=== SHORT TASK ===
The lines to extract run from the start of the records through the line with "0.015, 0.015, 0];", both ends included; drop the pictures.

=== SOURCE RECORDS ===
*****
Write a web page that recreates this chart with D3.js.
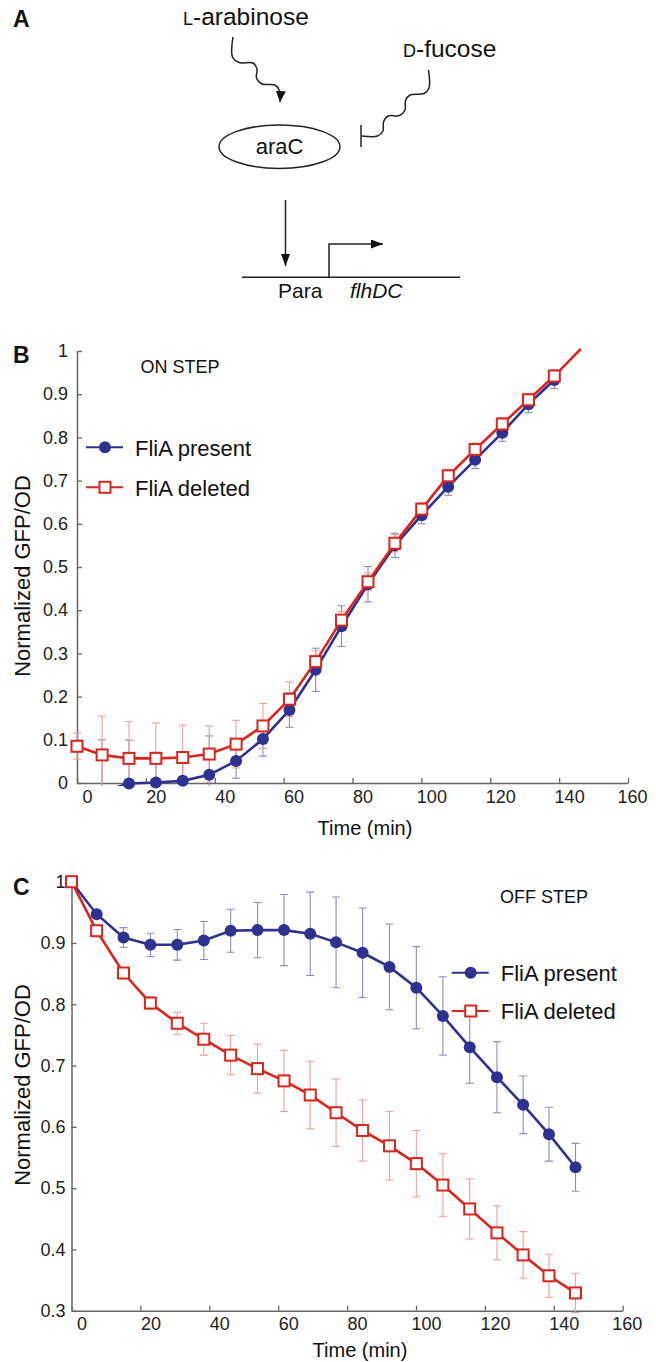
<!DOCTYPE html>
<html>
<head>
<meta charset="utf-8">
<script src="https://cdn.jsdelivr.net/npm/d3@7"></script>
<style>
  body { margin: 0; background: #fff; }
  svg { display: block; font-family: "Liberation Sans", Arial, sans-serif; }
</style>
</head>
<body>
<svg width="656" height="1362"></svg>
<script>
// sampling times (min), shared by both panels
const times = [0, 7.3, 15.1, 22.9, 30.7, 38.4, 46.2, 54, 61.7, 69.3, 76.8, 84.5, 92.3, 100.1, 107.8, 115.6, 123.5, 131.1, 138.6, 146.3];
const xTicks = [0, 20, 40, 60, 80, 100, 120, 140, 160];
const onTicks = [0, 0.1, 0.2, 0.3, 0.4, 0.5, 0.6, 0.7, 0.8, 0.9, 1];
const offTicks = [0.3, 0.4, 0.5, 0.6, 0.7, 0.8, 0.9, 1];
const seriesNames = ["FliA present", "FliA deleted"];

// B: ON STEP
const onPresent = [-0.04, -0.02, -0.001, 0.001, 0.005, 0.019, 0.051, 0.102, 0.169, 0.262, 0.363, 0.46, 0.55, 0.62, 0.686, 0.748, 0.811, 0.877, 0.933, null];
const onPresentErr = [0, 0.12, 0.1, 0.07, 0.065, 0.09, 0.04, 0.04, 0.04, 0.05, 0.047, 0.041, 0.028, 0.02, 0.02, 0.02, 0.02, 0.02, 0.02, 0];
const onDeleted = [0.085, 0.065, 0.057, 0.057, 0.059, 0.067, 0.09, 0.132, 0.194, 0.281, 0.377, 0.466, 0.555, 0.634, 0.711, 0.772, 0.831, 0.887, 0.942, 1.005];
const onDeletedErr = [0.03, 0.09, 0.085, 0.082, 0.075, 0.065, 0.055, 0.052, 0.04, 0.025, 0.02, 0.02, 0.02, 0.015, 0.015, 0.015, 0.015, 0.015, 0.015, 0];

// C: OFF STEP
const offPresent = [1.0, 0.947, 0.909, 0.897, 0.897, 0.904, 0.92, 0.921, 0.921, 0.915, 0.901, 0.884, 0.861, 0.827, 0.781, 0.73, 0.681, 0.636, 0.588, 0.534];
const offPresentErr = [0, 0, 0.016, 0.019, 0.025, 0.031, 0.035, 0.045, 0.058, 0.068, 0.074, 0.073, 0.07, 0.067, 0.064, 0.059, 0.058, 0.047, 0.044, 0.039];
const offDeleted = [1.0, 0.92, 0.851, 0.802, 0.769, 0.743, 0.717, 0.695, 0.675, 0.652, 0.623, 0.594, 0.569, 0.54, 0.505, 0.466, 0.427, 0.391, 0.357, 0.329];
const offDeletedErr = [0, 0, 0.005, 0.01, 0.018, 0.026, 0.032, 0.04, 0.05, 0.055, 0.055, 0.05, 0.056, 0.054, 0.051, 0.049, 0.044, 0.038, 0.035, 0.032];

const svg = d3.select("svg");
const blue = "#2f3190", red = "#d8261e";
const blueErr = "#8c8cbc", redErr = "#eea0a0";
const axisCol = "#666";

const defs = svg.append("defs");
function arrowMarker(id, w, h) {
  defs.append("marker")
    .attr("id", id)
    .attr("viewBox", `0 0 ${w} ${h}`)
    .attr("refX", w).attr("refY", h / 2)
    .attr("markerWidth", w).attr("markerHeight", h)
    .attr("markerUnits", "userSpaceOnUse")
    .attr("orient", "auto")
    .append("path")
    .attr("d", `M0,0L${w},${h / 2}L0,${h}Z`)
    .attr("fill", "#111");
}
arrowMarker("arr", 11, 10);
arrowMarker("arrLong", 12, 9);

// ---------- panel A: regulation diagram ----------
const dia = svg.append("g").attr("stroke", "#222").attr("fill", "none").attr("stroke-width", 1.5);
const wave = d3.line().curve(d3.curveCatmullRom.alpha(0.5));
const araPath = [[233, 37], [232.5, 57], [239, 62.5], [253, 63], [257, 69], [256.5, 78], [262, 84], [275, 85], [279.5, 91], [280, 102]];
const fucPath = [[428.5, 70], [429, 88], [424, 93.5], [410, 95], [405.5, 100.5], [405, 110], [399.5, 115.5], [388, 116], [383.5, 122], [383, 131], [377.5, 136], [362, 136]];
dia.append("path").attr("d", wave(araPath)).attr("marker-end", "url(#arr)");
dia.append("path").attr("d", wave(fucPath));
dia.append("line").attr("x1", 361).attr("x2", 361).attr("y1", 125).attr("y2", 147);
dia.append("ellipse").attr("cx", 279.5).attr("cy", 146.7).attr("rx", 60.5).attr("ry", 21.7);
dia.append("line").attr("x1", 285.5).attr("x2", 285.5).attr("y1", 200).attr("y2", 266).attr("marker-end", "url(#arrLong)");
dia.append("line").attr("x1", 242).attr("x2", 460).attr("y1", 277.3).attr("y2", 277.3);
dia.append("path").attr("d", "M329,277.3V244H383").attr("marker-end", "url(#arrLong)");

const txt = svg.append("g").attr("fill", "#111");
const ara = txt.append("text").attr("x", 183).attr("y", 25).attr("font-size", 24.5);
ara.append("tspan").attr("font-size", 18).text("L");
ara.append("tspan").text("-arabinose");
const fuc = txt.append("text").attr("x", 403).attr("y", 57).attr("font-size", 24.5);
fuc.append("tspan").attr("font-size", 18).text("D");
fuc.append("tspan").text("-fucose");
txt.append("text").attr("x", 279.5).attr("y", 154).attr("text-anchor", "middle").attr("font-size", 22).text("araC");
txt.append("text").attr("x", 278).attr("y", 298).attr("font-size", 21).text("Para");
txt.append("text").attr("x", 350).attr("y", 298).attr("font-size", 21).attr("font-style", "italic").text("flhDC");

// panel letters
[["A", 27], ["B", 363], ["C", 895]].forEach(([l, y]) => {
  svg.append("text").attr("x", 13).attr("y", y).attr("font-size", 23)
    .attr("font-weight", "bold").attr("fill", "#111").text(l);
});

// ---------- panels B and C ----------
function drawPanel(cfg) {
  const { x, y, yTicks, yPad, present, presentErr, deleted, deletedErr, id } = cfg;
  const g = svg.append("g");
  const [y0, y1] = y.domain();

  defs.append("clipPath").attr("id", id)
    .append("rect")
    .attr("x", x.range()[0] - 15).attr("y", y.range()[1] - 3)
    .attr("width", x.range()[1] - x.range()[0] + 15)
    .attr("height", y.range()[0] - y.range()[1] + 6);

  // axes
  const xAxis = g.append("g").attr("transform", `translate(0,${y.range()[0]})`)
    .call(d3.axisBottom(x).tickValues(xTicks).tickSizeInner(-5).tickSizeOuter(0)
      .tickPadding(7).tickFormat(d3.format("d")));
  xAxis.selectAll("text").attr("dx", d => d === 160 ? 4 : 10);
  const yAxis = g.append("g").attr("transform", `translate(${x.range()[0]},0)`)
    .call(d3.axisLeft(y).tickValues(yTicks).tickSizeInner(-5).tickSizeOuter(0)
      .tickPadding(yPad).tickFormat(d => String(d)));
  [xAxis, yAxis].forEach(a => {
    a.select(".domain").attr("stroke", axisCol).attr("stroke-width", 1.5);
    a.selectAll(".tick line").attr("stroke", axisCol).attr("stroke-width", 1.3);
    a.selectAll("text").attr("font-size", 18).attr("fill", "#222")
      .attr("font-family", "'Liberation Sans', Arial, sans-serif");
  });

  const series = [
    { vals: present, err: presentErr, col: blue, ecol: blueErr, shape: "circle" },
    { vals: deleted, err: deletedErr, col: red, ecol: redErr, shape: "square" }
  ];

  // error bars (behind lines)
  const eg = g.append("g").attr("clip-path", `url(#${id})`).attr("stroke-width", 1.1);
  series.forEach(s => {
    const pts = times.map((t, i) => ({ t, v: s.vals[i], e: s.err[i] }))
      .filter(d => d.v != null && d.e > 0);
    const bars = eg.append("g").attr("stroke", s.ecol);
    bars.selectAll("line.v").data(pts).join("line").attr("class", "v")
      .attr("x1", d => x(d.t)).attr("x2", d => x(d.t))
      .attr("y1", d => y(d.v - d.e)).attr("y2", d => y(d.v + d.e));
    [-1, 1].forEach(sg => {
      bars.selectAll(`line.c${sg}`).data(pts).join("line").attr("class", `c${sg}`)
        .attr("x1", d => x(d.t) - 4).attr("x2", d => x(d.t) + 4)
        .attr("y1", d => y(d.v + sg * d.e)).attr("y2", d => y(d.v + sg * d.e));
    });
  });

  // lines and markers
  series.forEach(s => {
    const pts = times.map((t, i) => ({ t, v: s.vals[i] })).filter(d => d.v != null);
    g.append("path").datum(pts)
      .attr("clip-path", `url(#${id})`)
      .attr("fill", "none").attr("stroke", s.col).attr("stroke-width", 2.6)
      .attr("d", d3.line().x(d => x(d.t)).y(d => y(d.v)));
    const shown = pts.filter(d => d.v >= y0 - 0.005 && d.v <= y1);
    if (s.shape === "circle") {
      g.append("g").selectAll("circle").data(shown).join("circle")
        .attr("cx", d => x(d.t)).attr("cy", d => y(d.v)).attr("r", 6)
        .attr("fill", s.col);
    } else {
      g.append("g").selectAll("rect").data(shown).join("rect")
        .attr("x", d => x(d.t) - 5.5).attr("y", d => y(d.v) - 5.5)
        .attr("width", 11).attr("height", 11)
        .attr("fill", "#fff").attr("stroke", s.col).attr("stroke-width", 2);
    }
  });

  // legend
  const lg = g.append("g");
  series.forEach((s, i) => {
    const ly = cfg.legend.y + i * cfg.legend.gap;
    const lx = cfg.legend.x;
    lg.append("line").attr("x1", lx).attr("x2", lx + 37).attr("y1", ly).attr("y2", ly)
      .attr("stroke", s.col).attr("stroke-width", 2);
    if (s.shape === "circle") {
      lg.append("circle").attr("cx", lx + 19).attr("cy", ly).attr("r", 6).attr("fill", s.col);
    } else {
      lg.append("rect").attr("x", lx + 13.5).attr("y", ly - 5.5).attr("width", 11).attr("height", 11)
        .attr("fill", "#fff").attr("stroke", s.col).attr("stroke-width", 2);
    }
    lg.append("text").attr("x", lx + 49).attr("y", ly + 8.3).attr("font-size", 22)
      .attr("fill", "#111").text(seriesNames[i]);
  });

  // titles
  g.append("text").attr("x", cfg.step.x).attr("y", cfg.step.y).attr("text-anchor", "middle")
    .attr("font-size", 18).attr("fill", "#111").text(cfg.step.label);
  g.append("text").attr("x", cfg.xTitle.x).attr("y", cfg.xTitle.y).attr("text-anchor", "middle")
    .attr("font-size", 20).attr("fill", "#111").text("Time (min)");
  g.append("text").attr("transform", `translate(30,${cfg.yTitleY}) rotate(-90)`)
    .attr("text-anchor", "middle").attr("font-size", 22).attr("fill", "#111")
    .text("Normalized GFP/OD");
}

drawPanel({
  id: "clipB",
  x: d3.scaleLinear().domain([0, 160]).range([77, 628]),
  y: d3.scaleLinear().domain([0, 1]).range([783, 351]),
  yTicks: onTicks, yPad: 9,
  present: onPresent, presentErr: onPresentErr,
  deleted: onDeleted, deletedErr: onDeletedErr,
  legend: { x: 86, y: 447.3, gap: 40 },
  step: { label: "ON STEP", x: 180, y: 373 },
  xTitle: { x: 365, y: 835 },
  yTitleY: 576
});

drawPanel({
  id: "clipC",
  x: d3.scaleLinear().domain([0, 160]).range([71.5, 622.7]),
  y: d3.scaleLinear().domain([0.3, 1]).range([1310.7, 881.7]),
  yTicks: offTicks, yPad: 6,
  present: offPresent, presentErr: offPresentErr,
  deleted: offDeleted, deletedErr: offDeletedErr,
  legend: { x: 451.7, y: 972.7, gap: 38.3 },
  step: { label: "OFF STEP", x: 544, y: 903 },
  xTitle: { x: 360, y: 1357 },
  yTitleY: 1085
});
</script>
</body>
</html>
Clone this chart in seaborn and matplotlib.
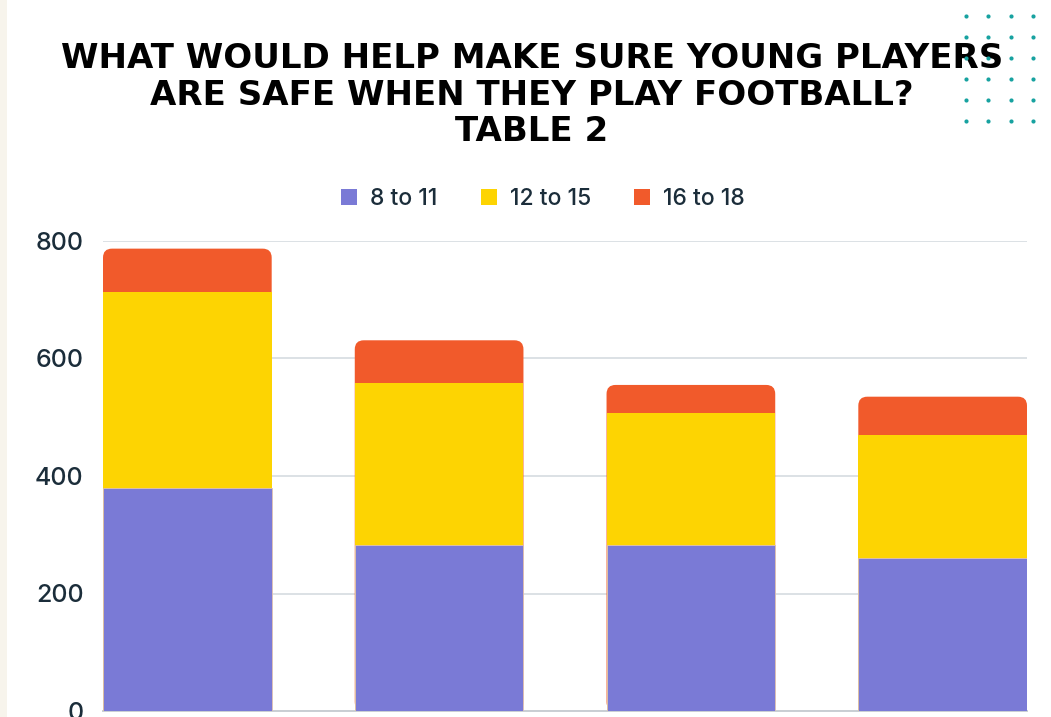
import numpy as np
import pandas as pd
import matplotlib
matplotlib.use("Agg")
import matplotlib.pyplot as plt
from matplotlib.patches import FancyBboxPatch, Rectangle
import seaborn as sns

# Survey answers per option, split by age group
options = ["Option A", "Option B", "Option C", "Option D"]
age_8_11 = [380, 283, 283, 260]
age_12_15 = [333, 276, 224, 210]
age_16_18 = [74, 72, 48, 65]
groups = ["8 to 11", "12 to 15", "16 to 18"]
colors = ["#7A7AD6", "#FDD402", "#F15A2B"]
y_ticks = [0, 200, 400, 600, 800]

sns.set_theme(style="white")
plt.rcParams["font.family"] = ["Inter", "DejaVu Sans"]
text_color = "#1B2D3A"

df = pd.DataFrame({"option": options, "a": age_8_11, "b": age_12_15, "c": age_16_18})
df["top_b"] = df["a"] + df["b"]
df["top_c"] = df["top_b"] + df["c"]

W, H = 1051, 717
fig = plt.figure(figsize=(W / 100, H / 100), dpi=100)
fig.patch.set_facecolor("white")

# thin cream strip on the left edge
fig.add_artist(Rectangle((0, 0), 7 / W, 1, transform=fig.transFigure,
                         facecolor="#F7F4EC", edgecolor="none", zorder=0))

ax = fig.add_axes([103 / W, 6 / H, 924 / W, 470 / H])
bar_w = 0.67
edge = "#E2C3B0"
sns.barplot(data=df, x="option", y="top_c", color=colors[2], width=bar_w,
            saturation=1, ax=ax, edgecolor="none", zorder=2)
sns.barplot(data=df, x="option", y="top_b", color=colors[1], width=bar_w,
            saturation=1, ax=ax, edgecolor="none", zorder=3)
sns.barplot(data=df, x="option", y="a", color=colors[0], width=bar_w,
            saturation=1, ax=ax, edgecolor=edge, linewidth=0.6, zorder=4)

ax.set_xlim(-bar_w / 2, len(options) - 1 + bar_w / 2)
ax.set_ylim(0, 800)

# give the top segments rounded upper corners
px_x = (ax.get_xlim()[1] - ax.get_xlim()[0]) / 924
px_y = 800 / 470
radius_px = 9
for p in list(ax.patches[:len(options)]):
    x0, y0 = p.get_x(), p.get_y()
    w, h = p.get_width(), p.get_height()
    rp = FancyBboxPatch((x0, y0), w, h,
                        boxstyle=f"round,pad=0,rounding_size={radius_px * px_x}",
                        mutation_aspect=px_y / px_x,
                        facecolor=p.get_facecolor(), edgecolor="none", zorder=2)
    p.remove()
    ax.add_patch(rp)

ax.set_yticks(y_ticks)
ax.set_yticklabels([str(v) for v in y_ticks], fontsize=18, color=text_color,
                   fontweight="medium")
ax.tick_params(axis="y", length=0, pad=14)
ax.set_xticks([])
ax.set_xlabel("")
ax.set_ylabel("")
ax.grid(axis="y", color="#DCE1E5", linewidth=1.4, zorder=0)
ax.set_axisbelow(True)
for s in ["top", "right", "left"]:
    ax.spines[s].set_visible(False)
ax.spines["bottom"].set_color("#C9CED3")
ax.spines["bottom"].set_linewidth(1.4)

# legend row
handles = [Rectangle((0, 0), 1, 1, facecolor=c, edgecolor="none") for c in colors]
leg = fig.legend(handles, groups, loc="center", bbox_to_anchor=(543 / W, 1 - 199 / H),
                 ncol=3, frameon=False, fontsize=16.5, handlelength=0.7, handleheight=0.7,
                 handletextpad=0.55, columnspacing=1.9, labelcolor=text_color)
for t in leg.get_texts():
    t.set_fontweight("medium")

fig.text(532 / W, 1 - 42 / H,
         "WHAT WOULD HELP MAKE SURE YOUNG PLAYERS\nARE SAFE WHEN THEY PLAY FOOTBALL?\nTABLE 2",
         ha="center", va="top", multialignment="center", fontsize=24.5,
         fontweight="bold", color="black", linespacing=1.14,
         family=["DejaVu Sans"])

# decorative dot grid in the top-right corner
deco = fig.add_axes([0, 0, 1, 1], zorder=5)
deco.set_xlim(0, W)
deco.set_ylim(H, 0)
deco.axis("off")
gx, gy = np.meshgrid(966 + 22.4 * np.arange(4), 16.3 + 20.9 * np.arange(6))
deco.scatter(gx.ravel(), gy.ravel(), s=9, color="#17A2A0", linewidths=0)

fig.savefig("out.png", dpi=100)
*****
=== WRITTEN RESPONSE ===
Write a web page that recreates this chart with D3.js.
<!DOCTYPE html>
<html>
<head>
<meta charset="utf-8">
<script src="https://cdn.jsdelivr.net/npm/d3@7"></script>
<style>
  body { margin: 0; background: #fff; }
  svg { display: block; font-family: "Liberation Sans", Arial, sans-serif; }
</style>
</head>
<body>
<svg width="656" height="1362"></svg>
<script>
// sampling times (min), shared by both panels
const times = [0, 7.3, 15.1, 22.9, 30.7, 38.4, 46.2, 54, 61.7, 69.3, 76.8, 84.5, 92.3, 100.1, 107.8, 115.6, 123.5, 131.1, 138.6, 146.3];
const xTicks = [0, 20, 40, 60, 80, 100, 120, 140, 160];
const onTicks = [0, 0.1, 0.2, 0.3, 0.4, 0.5, 0.6, 0.7, 0.8, 0.9, 1];
const offTicks = [0.3, 0.4, 0.5, 0.6, 0.7, 0.8, 0.9, 1];
const seriesNames = ["FliA present", "FliA deleted"];

// B: ON STEP
const onPresent = [-0.04, -0.02, -0.001, 0.001, 0.005, 0.019, 0.051, 0.102, 0.169, 0.262, 0.363, 0.46, 0.55, 0.62, 0.686, 0.748, 0.811, 0.877, 0.933, null];
const onPresentErr = [0, 0.12, 0.1, 0.07, 0.065, 0.09, 0.04, 0.04, 0.04, 0.05, 0.047, 0.041, 0.028, 0.02, 0.02, 0.02, 0.02, 0.02, 0.02, 0];
const onDeleted = [0.085, 0.065, 0.057, 0.057, 0.059, 0.067, 0.09, 0.132, 0.194, 0.281, 0.377, 0.466, 0.555, 0.634, 0.711, 0.772, 0.831, 0.887, 0.942, 1.005];
const onDeletedErr = [0.03, 0.09, 0.085, 0.082, 0.075, 0.065, 0.055, 0.052, 0.04, 0.025, 0.02, 0.02, 0.02, 0.015, 0.015, 0.015, 0.015, 0.015, 0.015, 0];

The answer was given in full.